▶ Aim of the task:
Retype the data exactly, from its first line to the line containing "yticks = [0, 10, 20, 30, 40, 50, 60, 70, 80]", including both, and skip any picture.

— Begin Provided data —

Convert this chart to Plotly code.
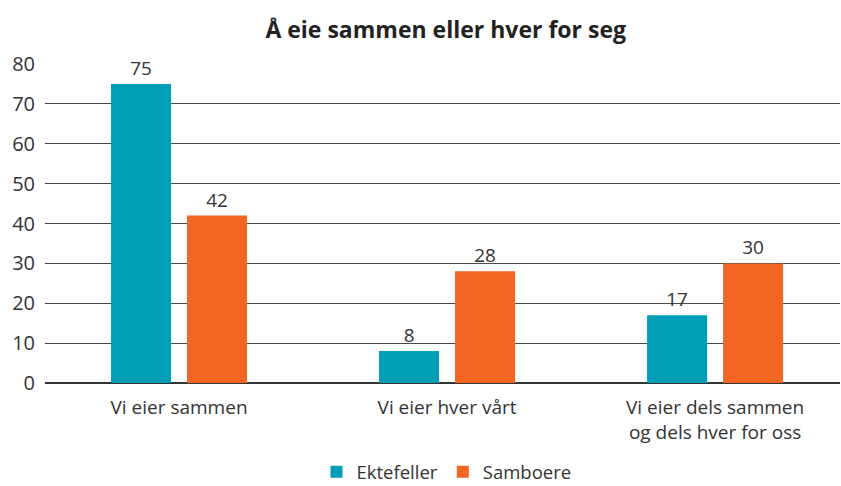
import plotly.graph_objects as go

categories = ["Vi eier sammen", "Vi eier hver vårt", "Vi eier dels sammen<br>og dels hver for oss"]
ektefeller = [75, 8, 17]
samboere = [42, 28, 30]
yticks = [0, 10, 20, 30, 40, 50, 60, 70, 80]

font = "Open Sans"
fig = go.Figure()
fig.add_trace(go.Bar(name="Ektefeller", x=categories, y=ektefeller, marker_color="#009EB7",
                     marker_line=dict(width=0), text=ektefeller, textposition="outside",
                     textfont=dict(size=19, color="#333333"), cliponaxis=False))
fig.add_trace(go.Bar(name="Samboere", x=categories, y=samboere, marker_color="#F26522",
                     marker_line=dict(width=0), text=samboere, textposition="outside",
                     textfont=dict(size=19, color="#333333"), cliponaxis=False))
fig.update_layout(
    width=841, height=486,
    margin=dict(l=45, r=1, t=64, b=103, autoexpand=False),
    paper_bgcolor="white", plot_bgcolor="white",
    font=dict(family=font, color="#333333", size=18),
    title=dict(text="<b>Å eie sammen eller hver for seg</b>", x=0.53, xanchor="center",
               y=0.938, yanchor="middle", font=dict(size=23, color="#222222")),
    barmode="group", bargap=0.433, bargroupgap=0.21,
    legend=dict(orientation="h", x=0.505, xanchor="center", y=-0.28, yanchor="middle",
                font=dict(size=18.5), itemsizing="constant"),
    xaxis=dict(showgrid=False, tickfont=dict(size=19), ticks="", automargin=False,
               ticklabelstandoff=11, range=[-0.5, 2.466]),
    yaxis=dict(range=[0, 80], tickvals=yticks, showgrid=True, gridcolor="#4a4a4a", gridwidth=1.3,
               zeroline=True, zerolinecolor="#333333", zerolinewidth=1.6, automargin=False,
               tickfont=dict(size=20), ticklabelstandoff=9),
)
fig.write_html("out.html", config={"responsive": False, "displayModeBar": False},
               post_script="document.body.style.margin='0';document.body.style.overflow='hidden';")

— End Provided data —

▶ Full response:
Convert this chart to Plotly code.
import plotly.graph_objects as go

categories = ["Vi eier sammen", "Vi eier hver vårt", "Vi eier dels sammen<br>og dels hver for oss"]
ektefeller = [75, 8, 17]
samboere = [42, 28, 30]
yticks = [0, 10, 20, 30, 40, 50, 60, 70, 80]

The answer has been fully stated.